## [Exercise]
Using the listing below, extract each line that has the word "matplotlib" in it.

★ ★ ★

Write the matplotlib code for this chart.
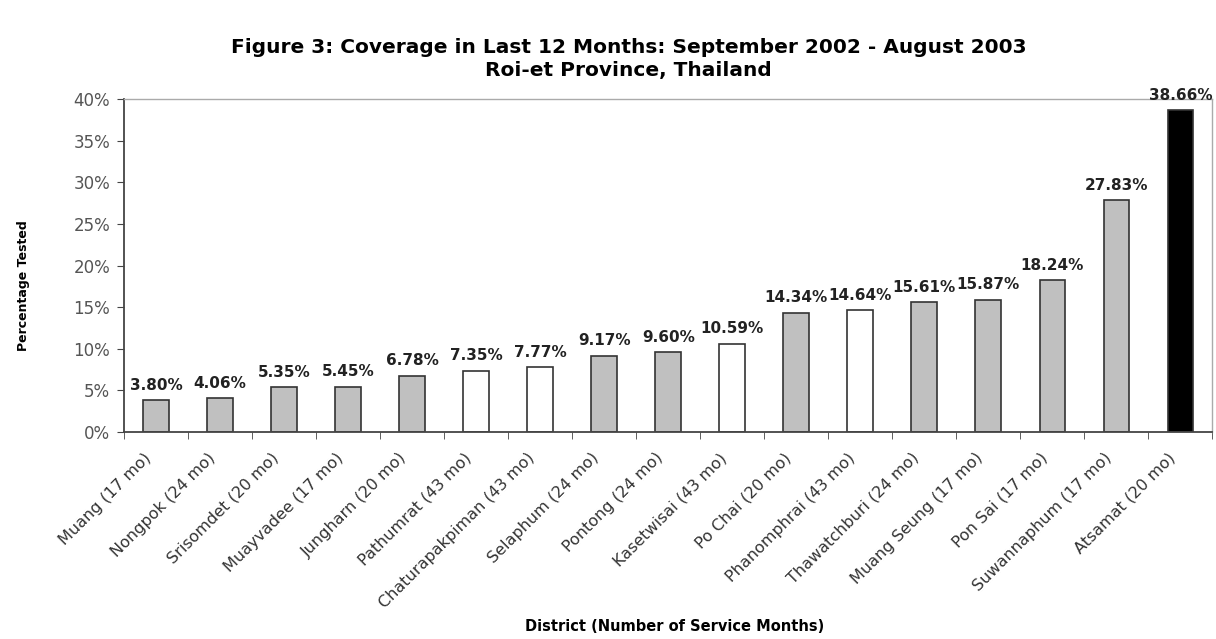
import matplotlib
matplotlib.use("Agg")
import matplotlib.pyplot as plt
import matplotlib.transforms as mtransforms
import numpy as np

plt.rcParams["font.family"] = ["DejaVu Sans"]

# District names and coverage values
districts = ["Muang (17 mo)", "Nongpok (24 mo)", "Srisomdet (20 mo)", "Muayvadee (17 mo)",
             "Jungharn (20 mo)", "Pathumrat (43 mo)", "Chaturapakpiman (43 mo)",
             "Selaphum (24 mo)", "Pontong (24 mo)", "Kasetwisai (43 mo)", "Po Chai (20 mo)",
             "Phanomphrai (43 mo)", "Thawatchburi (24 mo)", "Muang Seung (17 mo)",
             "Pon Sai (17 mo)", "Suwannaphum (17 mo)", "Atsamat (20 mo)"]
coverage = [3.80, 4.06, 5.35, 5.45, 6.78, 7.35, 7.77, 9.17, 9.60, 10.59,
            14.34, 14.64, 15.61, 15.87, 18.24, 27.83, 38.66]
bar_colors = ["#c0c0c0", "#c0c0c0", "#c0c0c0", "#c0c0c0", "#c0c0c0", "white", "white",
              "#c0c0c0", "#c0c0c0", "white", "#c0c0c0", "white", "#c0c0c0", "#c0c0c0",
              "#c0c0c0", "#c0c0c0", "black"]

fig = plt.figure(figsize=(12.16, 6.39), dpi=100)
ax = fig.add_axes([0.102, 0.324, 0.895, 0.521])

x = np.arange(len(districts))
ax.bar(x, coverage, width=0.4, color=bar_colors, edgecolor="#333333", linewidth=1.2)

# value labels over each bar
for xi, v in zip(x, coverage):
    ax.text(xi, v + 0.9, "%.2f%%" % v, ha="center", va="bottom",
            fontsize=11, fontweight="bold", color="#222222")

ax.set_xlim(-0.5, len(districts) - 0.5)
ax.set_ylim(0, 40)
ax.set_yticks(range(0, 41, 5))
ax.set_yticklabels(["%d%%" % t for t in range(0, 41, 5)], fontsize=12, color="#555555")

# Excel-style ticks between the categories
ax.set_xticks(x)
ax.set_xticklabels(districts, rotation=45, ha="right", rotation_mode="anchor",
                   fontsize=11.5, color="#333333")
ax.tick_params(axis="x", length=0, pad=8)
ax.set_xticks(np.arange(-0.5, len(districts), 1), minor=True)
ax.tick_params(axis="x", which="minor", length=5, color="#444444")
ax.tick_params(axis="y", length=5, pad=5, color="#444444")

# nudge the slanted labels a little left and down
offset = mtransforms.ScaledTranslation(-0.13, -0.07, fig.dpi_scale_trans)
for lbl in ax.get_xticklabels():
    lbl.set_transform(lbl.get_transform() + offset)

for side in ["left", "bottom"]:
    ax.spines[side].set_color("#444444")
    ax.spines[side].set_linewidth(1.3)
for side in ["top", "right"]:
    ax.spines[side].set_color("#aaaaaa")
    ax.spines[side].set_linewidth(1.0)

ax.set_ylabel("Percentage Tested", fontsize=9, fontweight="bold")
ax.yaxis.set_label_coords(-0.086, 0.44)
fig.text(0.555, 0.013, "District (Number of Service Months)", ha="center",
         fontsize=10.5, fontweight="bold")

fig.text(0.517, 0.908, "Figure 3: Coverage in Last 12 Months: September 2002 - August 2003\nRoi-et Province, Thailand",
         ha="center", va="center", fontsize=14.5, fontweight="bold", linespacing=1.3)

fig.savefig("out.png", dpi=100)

★ ★ ★

## [Task solution]
Write the matplotlib code for this chart.
import matplotlib
matplotlib.use("Agg")
import matplotlib.pyplot as plt
import matplotlib.transforms as mtransforms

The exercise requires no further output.